What is expected:
Restate each line word for word. Leave out every picture.
— Start of Provided material —
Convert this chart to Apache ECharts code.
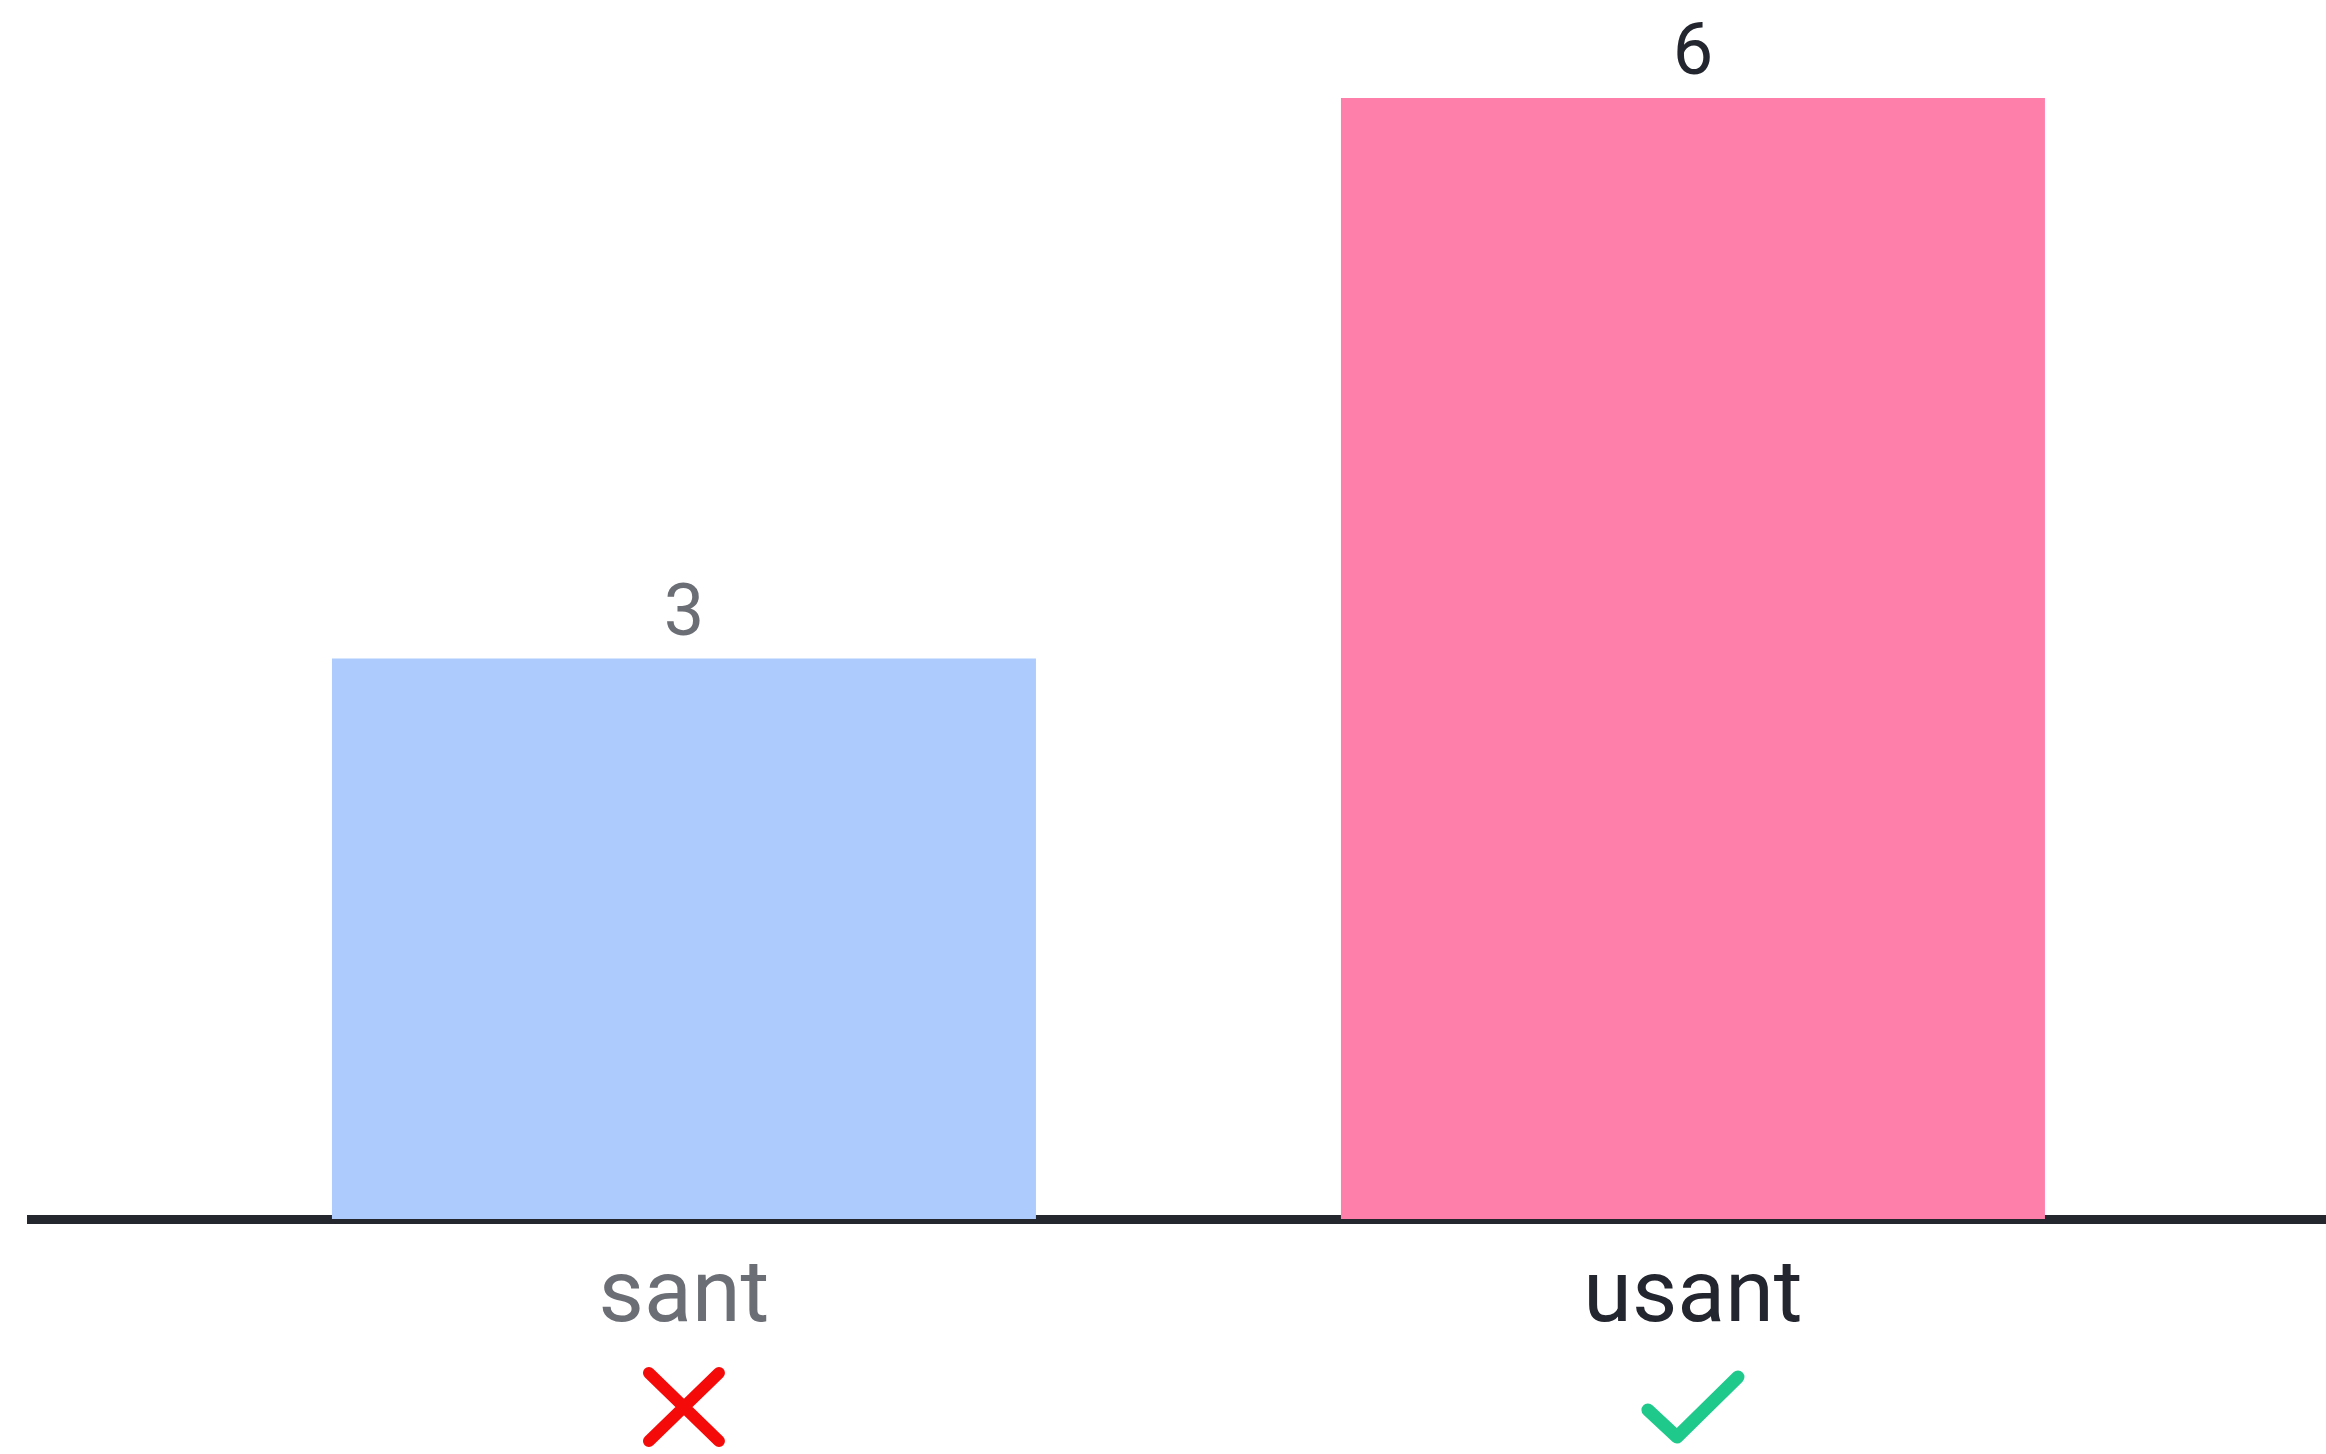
<!DOCTYPE html>
<html>
<head>
<meta charset="utf-8">
<script src="https://cdn.jsdelivr.net/npm/echarts@6/dist/echarts.min.js"></script>
<style>
    html, body { margin: 0; padding: 0; background: #fff; }
    #chart { width: 2326px; height: 1454px; }
</style>
</head>
<body>
<div id="chart"></div>
<script>
// data
const categories = ["sant", "usant"];
const counts = [3, 6];
const verdicts = ["bad", "good"]; // cross under the first, tick under the second

// styles per category
const barColors = ["#aecbfd", "#fe80aa"];
const textColors = ["#6b6e75", "#23262e"];

const FONT = "Roboto, 'Noto Sans', sans-serif";

// little line icons for the verdict row
const svgUrl = (s) => "data:image/svg+xml;charset=utf-8," + encodeURIComponent(s);
const crossIcon = svgUrl(
    '<svg xmlns="http://www.w3.org/2000/svg" width="84" height="82" viewBox="0 0 84 82">' +
    '<path d="M7 7 L77 75 M77 7 L7 75" stroke="#f50a0a" stroke-width="12" stroke-linecap="round" fill="none"/></svg>'
);
const tickIcon = svgUrl(
    '<svg xmlns="http://www.w3.org/2000/svg" width="106" height="76" viewBox="0 0 106 76">' +
    '<path d="M8 41 L37 68 L98 8" stroke="#1fc98b" stroke-width="13" stroke-linecap="round" stroke-linejoin="round" fill="none"/></svg>'
);

const chart = echarts.init(document.getElementById("chart"));

const option = {
    animation: false,
    grid: {
        left: 27,
        right: 0,
        top: 98,
        bottom: 235
    },
    xAxis: {
        type: "value",
        // categories sit at 0 and 1, the baseline runs past both sides
        min: -0.6511,
        max: 1.6274,
        splitLine: { show: false },
        axisTick: { show: false },
        axisLine: {
            show: true,
            onZero: false,
            lineStyle: { color: "#24272e", width: 9, cap: "butt" }
        },
        axisLabel: {
            customValues: categories.map((c, i) => i),
            margin: 30,
            formatter: (v) => {
                const i = Math.round(v);
                const icon = verdicts[i] === "good" ? "{good|}" : "{bad|}";
                return "{n" + i + "|" + categories[i] + "}\n" + icon;
            },
            rich: {
                n0: { fontFamily: FONT, fontSize: 88, color: textColors[0], lineHeight: 100 },
                n1: { fontFamily: FONT, fontSize: 88, color: textColors[1], lineHeight: 100 },
                bad: {
                    width: 84, height: 82, lineHeight: 116,
                    backgroundColor: { image: crossIcon }
                },
                good: {
                    width: 106, height: 76, lineHeight: 116,
                    backgroundColor: { image: tickIcon }
                }
            }
        }
    },
    yAxis: {
        type: "value",
        min: 0,
        max: 6,
        show: false
    },
    series: [
        {
            type: "bar",
            barWidth: 704,
            data: counts.map((v, i) => ({
                value: [i, v],
                itemStyle: { color: barColors[i] },
                label: { color: textColors[i] }
            })),
            label: {
                show: true,
                position: "top",
                distance: 6,
                fontFamily: FONT,
                fontSize: 72,
                formatter: (p) => p.value[1]
            },
            z: 1
        }
    ]
};

chart.setOption(option);
</script>
</body>
</html>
— End of Provided material —
Exercise output:
Convert this chart to Apache ECharts code.
<!DOCTYPE html>
<html>
<head>
<meta charset="utf-8">
<script src="https://cdn.jsdelivr.net/npm/echarts@6/dist/echarts.min.js"></script>
<style>
    html, body { margin: 0; padding: 0; background: #fff; }
    #chart { width: 2326px; height: 1454px; }
</style>
</head>
<body>
<div id="chart"></div>
<script>
// data
const categories = ["sant", "usant"];
const counts = [3, 6];
const verdicts = ["bad", "good"]; // cross under the first, tick under the second

// styles per category
const barColors = ["#aecbfd", "#fe80aa"];
const textColors = ["#6b6e75", "#23262e"];

const FONT = "Roboto, 'Noto Sans', sans-serif";

// little line icons for the verdict row
const svgUrl = (s) => "data:image/svg+xml;charset=utf-8," + encodeURIComponent(s);
const crossIcon = svgUrl(
    '<svg xmlns="http://www.w3.org/2000/svg" width="84" height="82" viewBox="0 0 84 82">' +
    '<path d="M7 7 L77 75 M77 7 L7 75" stroke="#f50a0a" stroke-width="12" stroke-linecap="round" fill="none"/></svg>'
);
const tickIcon = svgUrl(
    '<svg xmlns="http://www.w3.org/2000/svg" width="106" height="76" viewBox="0 0 106 76">' +
    '<path d="M8 41 L37 68 L98 8" stroke="#1fc98b" stroke-width="13" stroke-linecap="round" stroke-linejoin="round" fill="none"/></svg>'
);

const chart = echarts.init(document.getElementById("chart"));

const option = {
    animation: false,
    grid: {
        left: 27,
        right: 0,
        top: 98,
        bottom: 235
    },
    xAxis: {
        type: "value",
        // categories sit at 0 and 1, the baseline runs past both sides
        min: -0.6511,
        max: 1.6274,
        splitLine: { show: false },
        axisTick: { show: false },
        axisLine: {
            show: true,
            onZero: false,
            lineStyle: { color: "#24272e", width: 9, cap: "butt" }
        },
        axisLabel: {
            customValues: categories.map((c, i) => i),
            margin: 30,
            formatter: (v) => {
                const i = Math.round(v);
                const icon = verdicts[i] === "good" ? "{good|}" : "{bad|}";
                return "{n" + i + "|" + categories[i] + "}\n" + icon;
            },
            rich: {
                n0: { fontFamily: FONT, fontSize: 88, color: textColors[0], lineHeight: 100 },
                n1: { fontFamily: FONT, fontSize: 88, color: textColors[1], lineHeight: 100 },
                bad: {
                    width: 84, height: 82, lineHeight: 116,
                    backgroundColor: { image: crossIcon }
                },
                good: {
                    width: 106, height: 76, lineHeight: 116,
                    backgroundColor: { image: tickIcon }
                }
            }
        }
    },
    yAxis: {
        type: "value",
        min: 0,
        max: 6,
        show: false
    },
    series: [
        {
            type: "bar",
            barWidth: 704,
            data: counts.map((v, i) => ({
                value: [i, v],
                itemStyle: { color: barColors[i] },
                label: { color: textColors[i] }
            })),
            label: {
                show: true,
                position: "top",
                distance: 6,
                fontFamily: FONT,
                fontSize: 72,
                formatter: (p) => p.value[1]
            },
            z: 1
        }
    ]
};

chart.setOption(option);
</script>
</body>
</html>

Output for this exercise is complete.